The x-intercept is the point where a line crosses the x-axis on a graph. To find it, we set the y-value to 0 in the equation. In this case, the equation is

\( x - y = 7 \).

Substituting y = 0, the equation becomes

\( x - 0 = 7 \).

Simplifying, we find \( x = 7 \).

Therefore, the x-intercept is at the coordinate point (7, 0).

It's the point along the x-axis where the line passes through.

The y-intercept is where the line crosses the y-axis, which means the x-value is 0.

Given the equation

\( x - y = 7 \)

To find the y-intercept, we substitute x = 0:

\( 0 - y = 7 \).

Simplifying, we get \( -y = 7 \).

To solve for y, we divide by -1, yielding \( y = -7 \).

Thus, the y-intercept is at the coordinate point (0, -7).

This is the point where the line crosses the y-axis.

Solving linear equations involves finding the values of variables that make the equation true.

For the equation

\( x - y = 7 \),

you can find specific values for x and y by isolating one variable at a time.

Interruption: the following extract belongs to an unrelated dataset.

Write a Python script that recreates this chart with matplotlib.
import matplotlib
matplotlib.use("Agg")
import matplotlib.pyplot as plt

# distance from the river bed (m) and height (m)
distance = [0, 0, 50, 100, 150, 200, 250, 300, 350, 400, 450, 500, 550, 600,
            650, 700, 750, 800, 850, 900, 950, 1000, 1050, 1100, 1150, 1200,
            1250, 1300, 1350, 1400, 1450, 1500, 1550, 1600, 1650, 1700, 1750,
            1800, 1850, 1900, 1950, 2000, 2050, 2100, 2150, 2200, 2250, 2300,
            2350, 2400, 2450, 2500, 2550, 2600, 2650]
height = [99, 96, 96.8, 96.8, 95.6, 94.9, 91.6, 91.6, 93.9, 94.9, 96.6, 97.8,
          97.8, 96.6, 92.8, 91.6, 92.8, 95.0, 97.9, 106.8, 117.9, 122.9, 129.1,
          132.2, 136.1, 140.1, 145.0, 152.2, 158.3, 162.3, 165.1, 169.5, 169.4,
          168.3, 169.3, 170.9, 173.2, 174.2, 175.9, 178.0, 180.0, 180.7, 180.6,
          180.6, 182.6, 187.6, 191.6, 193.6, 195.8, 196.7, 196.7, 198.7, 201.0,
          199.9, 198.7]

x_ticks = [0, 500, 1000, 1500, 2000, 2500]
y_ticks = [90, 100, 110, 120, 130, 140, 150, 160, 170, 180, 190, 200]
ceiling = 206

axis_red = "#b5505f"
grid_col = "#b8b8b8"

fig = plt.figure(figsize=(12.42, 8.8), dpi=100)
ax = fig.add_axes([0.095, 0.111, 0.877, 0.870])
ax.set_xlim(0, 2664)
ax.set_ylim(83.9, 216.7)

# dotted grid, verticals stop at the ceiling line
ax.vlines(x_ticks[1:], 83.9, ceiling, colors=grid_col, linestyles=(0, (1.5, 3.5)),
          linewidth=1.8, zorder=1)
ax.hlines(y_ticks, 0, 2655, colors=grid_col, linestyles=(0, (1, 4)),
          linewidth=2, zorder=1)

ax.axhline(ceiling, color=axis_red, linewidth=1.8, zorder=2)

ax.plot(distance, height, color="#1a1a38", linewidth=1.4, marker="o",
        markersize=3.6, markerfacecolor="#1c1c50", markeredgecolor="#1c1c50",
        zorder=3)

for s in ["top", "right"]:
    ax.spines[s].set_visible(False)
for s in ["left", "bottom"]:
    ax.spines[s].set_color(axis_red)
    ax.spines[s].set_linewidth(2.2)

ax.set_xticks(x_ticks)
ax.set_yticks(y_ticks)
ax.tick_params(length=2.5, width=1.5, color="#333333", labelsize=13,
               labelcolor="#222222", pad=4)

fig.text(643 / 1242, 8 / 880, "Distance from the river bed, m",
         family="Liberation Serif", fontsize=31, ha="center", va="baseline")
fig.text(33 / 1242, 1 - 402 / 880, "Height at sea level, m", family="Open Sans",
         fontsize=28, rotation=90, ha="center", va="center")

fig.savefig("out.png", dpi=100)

For x-intercept: set y to 0 and solve for x.

For y-intercept: set x to 0 and solve for y.

This method helps in quickly finding intercepts, which are crucial in graphing.

Coordinate points represent a location on a graph with an x-value and a y-value, written as (x, y).

Each point tells you exactly where to place a dot on the Cartesian plane.

For example, the coordinates for the x-intercept are (7, 0), meaning move 7 units along the x-axis.

The y-intercept coordinates are (0, -7), meaning move down 7 units on the y-axis.

Knowing how to read and plot coordinate points is essential for graphing linear equations.